Higher paying jobs are available in Fort Collins, but Goforth appreciates the flexibility he is given at Farmer’s Table.

“I could find a higher paying job, but they might not be as flexible,” Goforth said. “Flexibility is important to me while I go to school.”

After a bill to increase minimum wage was shot down in the U.S. Senate in April, raising the minimum wage has been a topic of conversation on the national and local levels. The White House’s effort to raise the federal minimum wage can be followed on the Raise the Wage website.

IKEA is the newest addition to a growing list of retailers to institute a company-wide wage increase for employees, independent of federal policy.

“By taking better care of our co-workers, they will take better care of our customers, who will take better care of IKEA. We see it as a win-win-win opportunity,” said President of IKEA U.S. Rob Olson in a statement to NPR.

Ikea made an average 17 percent increase in their wages. Depending on the cost of living in the area each store is located in, the increase is as much as $13.22 an hour in more expensive locations and $8.69 in cheaper places to live.

Katie Schulze, treasurer for the Fort Collins local business advocacy group Be Local, believes local businesses already take care of their employees the way IKEA is striving to with a wage increase.

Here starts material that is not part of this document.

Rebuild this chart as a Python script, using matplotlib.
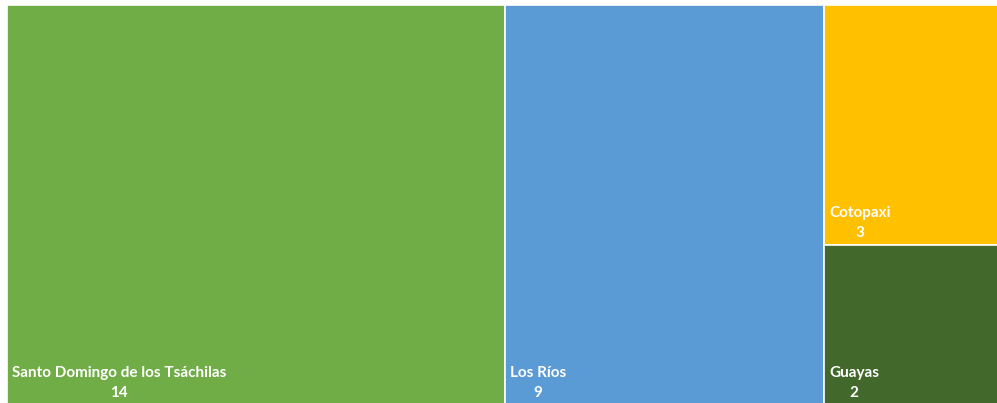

“If you treat your employees well, give them opportunity and pay them adequately, it will benefit your business greatly, and our local businesses do a great job of this.” Schulze said. “Local businesses understand the benefits of employee retention more than bigger businesses.”

The 13 states that increased minimum wage this year have seen stronger employment growth than those states that did not.

Schulze hopes local Fort Collins businesses are thriving enough to pay employees more than minimum, but even if not, local businesses give the community character and help keep what people care about alive,which is important to her.

“Local businesses are the engine for a thriving community,” she said.